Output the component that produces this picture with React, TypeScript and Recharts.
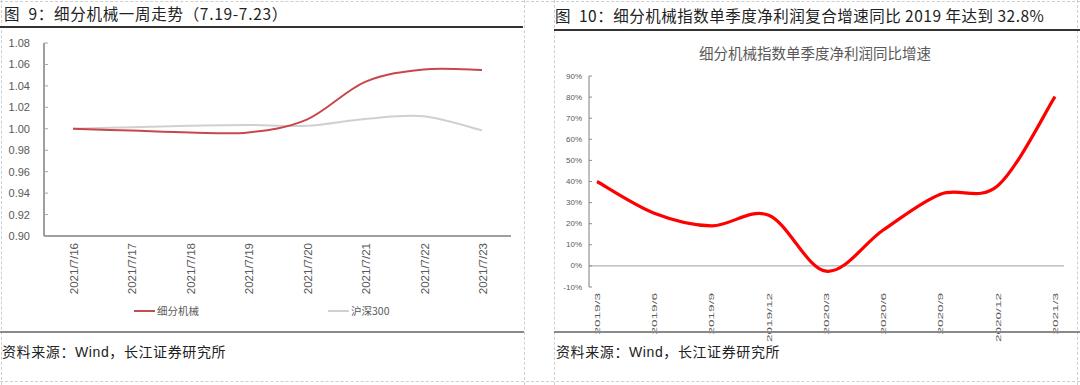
import React from 'react';
import { LineChart, Line, XAxis, YAxis, Legend, ReferenceLine } from 'recharts';

// ---------- Data ----------
const weekDates = ['2021/7/16', '2021/7/17', '2021/7/18', '2021/7/19', '2021/7/20', '2021/7/21', '2021/7/22', '2021/7/23'];
const machineryWeek = [1.0, 0.9983, 0.9966, 0.9966, 1.0085, 1.0437, 1.0553, 1.0548];
const hs300Week = [1.0, 1.0015, 1.0028, 1.0035, 1.0028, 1.0092, 1.0117, 0.9985];
const leftYTicks = [0.9, 0.92, 0.94, 0.96, 0.98, 1.0, 1.02, 1.04, 1.06, 1.08];

const quarters = ['2019/3', '2019/6', '2019/9', '2019/12', '2020/3', '2020/6', '2020/9', '2020/12', '2021/3'];
const profitGrowth = [40, 25, 19, 24, -2.5, 17, 34, 38, 80.2];
const rightYTicks = [-10, 0, 10, 20, 30, 40, 50, 60, 70, 80, 90];

const leftData = weekDates.map((d, i) => ({ date: d, machinery: machineryWeek[i], hs300: hs300Week[i] }));
const rightData = quarters.map((q, i) => ({ q, growth: profitGrowth[i] }));

// Excel-like smoothing (Catmull-Rom through the points)
function excelSmooth(context: any) {
  let pts: number[][] = [];
  return {
    areaStart() {},
    areaEnd() {},
    lineStart() {
      pts = [];
    },
    point(x: number, y: number) {
      pts.push([+x, +y]);
    },
    lineEnd() {
      const n = pts.length;
      if (!n) return;
      context.moveTo(pts[0][0], pts[0][1]);
      for (let i = 0; i < n - 1; i++) {
        const p0 = pts[Math.max(0, i - 1)];
        const p1 = pts[i];
        const p2 = pts[i + 1];
        const p3 = pts[Math.min(n - 1, i + 2)];
        context.bezierCurveTo(
          p1[0] + (p2[0] - p0[0]) / 6,
          p1[1] + (p2[1] - p0[1]) / 6,
          p2[0] - (p3[0] - p1[0]) / 6,
          p2[1] - (p3[1] - p1[1]) / 6,
          p2[0],
          p2[1]
        );
      }
    },
  };
}

const SANS = '"Liberation Sans", "Noto Sans CJK SC", sans-serif';
const CJK = '"Noto Sans CJK SC", sans-serif';

const LeftXTick = (props: any) => {
  const { x, y, payload } = props;
  return (
    <text
      x={x + 1}
      y={y}
      transform={`rotate(-90, ${x + 1}, ${y})`}
      textAnchor="end"
      dominantBaseline="central"
      fontSize={11.5}
      fill="#595959"
      fontFamily={SANS}
    >
      {payload.value}
    </text>
  );
};

const LeftYTick = (props: any) => {
  const { x, y, payload } = props;
  return (
    <g>
      <line x1={x + 14} x2={x + 18} y1={y} y2={y} stroke="#a6a6a6" strokeWidth={1} />
      <text x={x} y={y} textAnchor="end" dominantBaseline="central" fontSize={11} fill="#595959" fontFamily={SANS}>
        {Number(payload.value).toFixed(2)}
      </text>
    </g>
  );
};

const RightYTick = (props: any) => {
  const { x, y, payload } = props;
  return (
    <g>
      <line x1={x + 7} x2={x + 10} y1={y} y2={y} stroke="#8c8c8c" strokeWidth={1} />
      <text x={x} y={y} textAnchor="end" dominantBaseline="central" fontSize={8} fill="#595959" fontFamily={SANS}>
        {`${payload.value}%`}
      </text>
    </g>
  );
};

const RightXTick = (props: any) => {
  const { x, y, payload } = props;
  return (
    <g transform={`translate(${x},${y}) rotate(-90) scale(1.7,1)`}>
      <text x={0} y={0} textAnchor="end" dominantBaseline="central" fontSize={8} fill="#595959" fontFamily={SANS}>
        {payload.value}
      </text>
    </g>
  );
};

const LeftLegend = () => (
  <div style={{ height: 20, lineHeight: '20px', paddingLeft: 134, display: 'flex', fontFamily: CJK, fontSize: 10.5, color: '#595959' }}>
    <span style={{ width: 194, display: 'flex', alignItems: 'center' }}>
      <span style={{ width: 21, height: 2, background: '#C0504D', marginRight: 2 }} />
      细分机械
    </span>
    <span style={{ display: 'flex', alignItems: 'center' }}>
      <span style={{ width: 21, height: 2, background: '#D0D0D0', marginRight: 2 }} />
      沪深300
    </span>
  </div>
);

const abs = (s: React.CSSProperties): React.CSSProperties => ({ position: 'absolute', ...s });
const SRC_FONT = '"Liberation Sans", "Noto Sans CJK SC", sans-serif';

export default function App() {
  return (
    <div style={{ position: 'relative', width: 1080, height: 385, background: '#fff', overflow: 'hidden' }}>
      <style>{'body{margin:0;background:#fff}'}</style>

      {/* frame lines */}
      <div style={abs({ left: 0, top: 1, width: 1080, height: 0, borderTop: '1px dashed #cfcfcf' })} />
      <div style={abs({ left: 1, top: 0, width: 0, height: 385, borderLeft: '1px dashed #cfcfcf' })} />
      <div style={abs({ left: 524, top: 0, width: 0, height: 385, borderLeft: '1px dashed #cfcfcf' })} />
      <div style={abs({ left: 554, top: 0, width: 0, height: 385, borderLeft: '1px dashed #cfcfcf' })} />
      <div style={abs({ left: 1077, top: 0, width: 0, height: 385, borderLeft: '1px dashed #cfcfcf' })} />
      <div style={abs({ left: 0, top: 381, width: 1080, height: 0, borderTop: '1px dashed #cfcfcf' })} />

      {/* titles */}
      <div style={abs({ left: 4, top: 3, fontFamily: CJK, fontSize: 15.5, letterSpacing: 0.7, lineHeight: '20px', color: '#222', whiteSpace: 'pre' })}>
        图  9：细分机械一周走势（7.19-7.23）
      </div>
      <div style={abs({ left: 0, top: 26, width: 523, height: 2, background: '#333' })} />
      <div style={abs({ left: 555, top: 5, fontFamily: CJK, fontSize: 15.5, letterSpacing: 0.5, lineHeight: '20px', color: '#222', whiteSpace: 'pre' })}>
        图  10：细分机械指数单季度净利润复合增速同比 2019 年达到 32.8%
      </div>
      <div style={abs({ left: 554, top: 29, width: 526, height: 2, background: '#333' })} />

      {/* left chart */}
      <div style={abs({ left: 0, top: 30 })}>
        <LineChart width={524} height={300} data={leftData} margin={{ top: 13, right: 13, left: 0, bottom: 9 }}>
          <XAxis
            dataKey="date"
            padding={{ left: 29, right: 29 }}
            height={65}
            interval={0}
            tickLine={false}
            tickSize={0}
            tickMargin={7}
            axisLine={{ stroke: '#404040', strokeWidth: 1 }}
            tick={<LeftXTick />}
          />
          <YAxis
            domain={[0.9, 1.08]}
            ticks={leftYTicks}
            interval={0}
            width={44}
            tickLine={false}
            tickSize={0}
            tickMargin={14}
            axisLine={{ stroke: '#404040', strokeWidth: 1 }}
            tick={<LeftYTick />}
          />
          <Legend verticalAlign="bottom" content={<LeftLegend />} />
          <Line dataKey="hs300" name="沪深300" type={excelSmooth as any} stroke="#D0D0D0" strokeWidth={2} dot={false} isAnimationActive={false} />
          <Line dataKey="machinery" name="细分机械" type={excelSmooth as any} stroke="#C9474A" strokeWidth={2} dot={false} isAnimationActive={false} />
        </LineChart>
      </div>

      {/* right chart */}
      <div style={abs({ left: 555, top: 43, width: 520, textAlign: 'center', fontFamily: CJK, fontSize: 14.5, lineHeight: '20px', color: '#595959' })}>
        细分机械指数单季度净利润同比增速
      </div>
      <div style={abs({ left: 554, top: 30 })}>
        <LineChart width={526} height={315} data={rightData} margin={{ top: 46, right: 16, left: 0, bottom: 0 }}>
          <XAxis
            dataKey="q"
            padding={{ left: 8, right: 9 }}
            height={58}
            interval={0}
            tickLine={false}
            tickSize={0}
            tickMargin={6}
            axisLine={false}
            tick={<RightXTick />}
          />
          <YAxis
            domain={[-10, 90]}
            ticks={rightYTicks}
            interval={0}
            width={35}
            tickLine={false}
            tickSize={0}
            tickMargin={7}
            axisLine={{ stroke: '#7f7f7f', strokeWidth: 1 }}
            tick={<RightYTick />}
          />
          <ReferenceLine y={0} stroke="#a0a0a0" strokeWidth={1} />
          <Line dataKey="growth" type={excelSmooth as any} stroke="#FF0000" strokeWidth={3.2} dot={false} isAnimationActive={false} />
        </LineChart>
      </div>

      {/* bottom rules and sources */}
      <div style={abs({ left: 0, top: 331, width: 524, height: 2, background: '#8a8a8a' })} />
      <div style={abs({ left: 554, top: 331, width: 526, height: 2, background: '#8a8a8a' })} />
      <div style={abs({ left: 2, top: 343, fontFamily: SRC_FONT, fontSize: 14, letterSpacing: 0.6, lineHeight: '18px', color: '#222', whiteSpace: 'nowrap' })}>
        资料来源：Wind，长江证券研究所
      </div>
      <div style={abs({ left: 556, top: 343, fontFamily: SRC_FONT, fontSize: 14, letterSpacing: 0.6, lineHeight: '18px', color: '#222', whiteSpace: 'nowrap' })}>
        资料来源：Wind，长江证券研究所
      </div>
    </div>
  );
}
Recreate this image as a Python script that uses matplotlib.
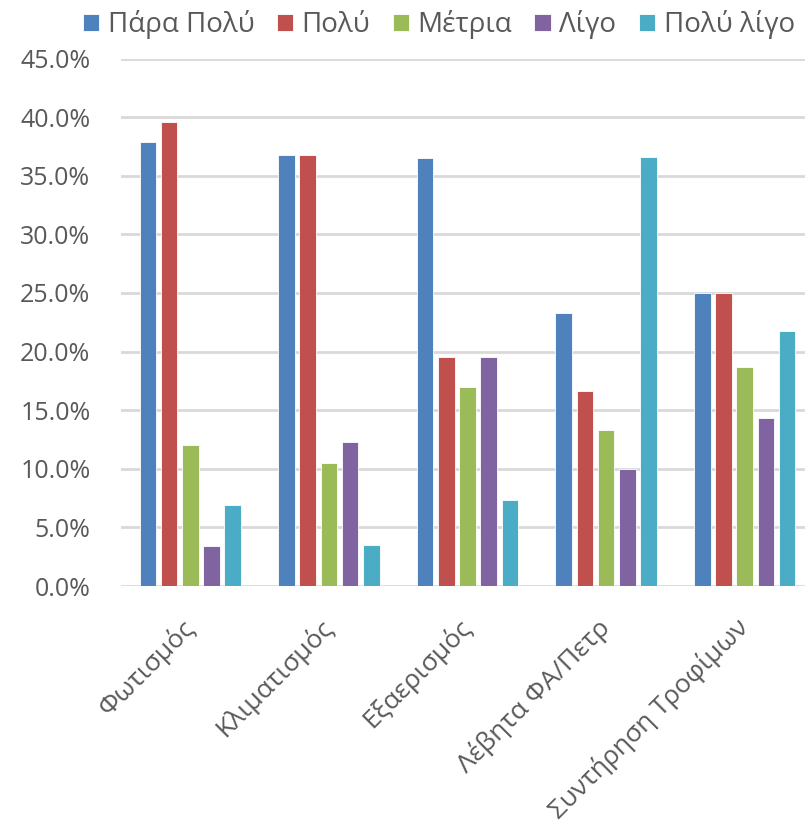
import numpy as np
import matplotlib.pyplot as plt
from matplotlib.ticker import PercentFormatter

plt.rcParams['font.family'] = ['Open Sans', 'DejaVu Sans']

categories = ['Φωτισμός', 'Κλιματισμός', 'Εξαερισμός', 'Λέβητα ΦΑ/Πετρ', 'Συντήρηση Τροφίμων']
series = ['Πάρα Πολύ', 'Πολύ', 'Μέτρια', 'Λίγο', 'Πολύ λίγο']
para_poly = [37.9, 36.8, 36.5, 23.3, 25.0]
poly = [39.6, 36.8, 19.5, 16.6, 25.0]
metria = [12.0, 10.5, 17.0, 13.3, 18.7]
ligo = [3.4, 12.3, 19.5, 10.0, 14.3]
poly_ligo = [6.9, 3.5, 7.3, 36.6, 21.8]
values = [para_poly, poly, metria, ligo, poly_ligo]
colors = ['#4F81BD', '#C0504D', '#9BBB59', '#8064A2', '#4BACC6']

fig = plt.figure(figsize=(8.05, 8.26), dpi=100)
ax = fig.add_axes([121/805, 1-586/826, 1-121/805, (586-58.6)/826])

x = np.arange(len(categories))
pitch = 0.153
width = 0.12
for i, (name, vals, c) in enumerate(zip(series, values, colors)):
    ax.bar(x + (i - 2) * pitch, np.array(vals) / 100, width, color=c,
           edgecolor='white', linewidth=0.6, label=name, zorder=3)

ax.set_xlim(-0.5, 4.435)
ax.set_ylim(0, 0.45)
ax.set_yticks(np.arange(0, 0.451, 0.05))
ax.yaxis.set_major_formatter(PercentFormatter(1.0, decimals=1))
ax.grid(axis='y', color='#d9d9d9', linewidth=2, zorder=0)
for s in ['top', 'right', 'left', 'bottom']:
    ax.spines[s].set_visible(False)
ax.tick_params(axis='y', length=0, labelsize=18, colors='#595959', pad=22)
ax.tick_params(axis='x', length=0, labelsize=19, colors='#595959', pad=27)
ax.set_xticks(x)
ax.set_xticklabels(categories, rotation=45, ha='right', va='center', rotation_mode='anchor')

ax.legend(loc='upper center', bbox_to_anchor=(0.545, 1.018), bbox_transform=fig.transFigure,
          ncol=5, frameon=False, fontsize=20, handlelength=0.6, handleheight=0.6,
          handletextpad=0.3, columnspacing=0.8, labelcolor='#595959')

fig.savefig('out.png', dpi=100)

#### What needs to be done:
Leave out the pictures and repeat the lines from the start of the material through the line with "1.04, 1.06, 1.08];", inclusive.

#### Answer to this task:
Output the component that produces this picture with React, TypeScript and Recharts.
import React from 'react';
import { LineChart, Line, XAxis, YAxis, Legend, ReferenceLine } from 'recharts';

// ---------- Data ----------
const weekDates = ['2021/7/16', '2021/7/17', '2021/7/18', '2021/7/19', '2021/7/20', '2021/7/21', '2021/7/22', '2021/7/23'];
const machineryWeek = [1.0, 0.9983, 0.9966, 0.9966, 1.0085, 1.0437, 1.0553, 1.0548];
const hs300Week = [1.0, 1.0015, 1.0028, 1.0035, 1.0028, 1.0092, 1.0117, 0.9985];
const leftYTicks = [0.9, 0.92, 0.94, 0.96, 0.98, 1.0, 1.02, 1.04, 1.06, 1.08];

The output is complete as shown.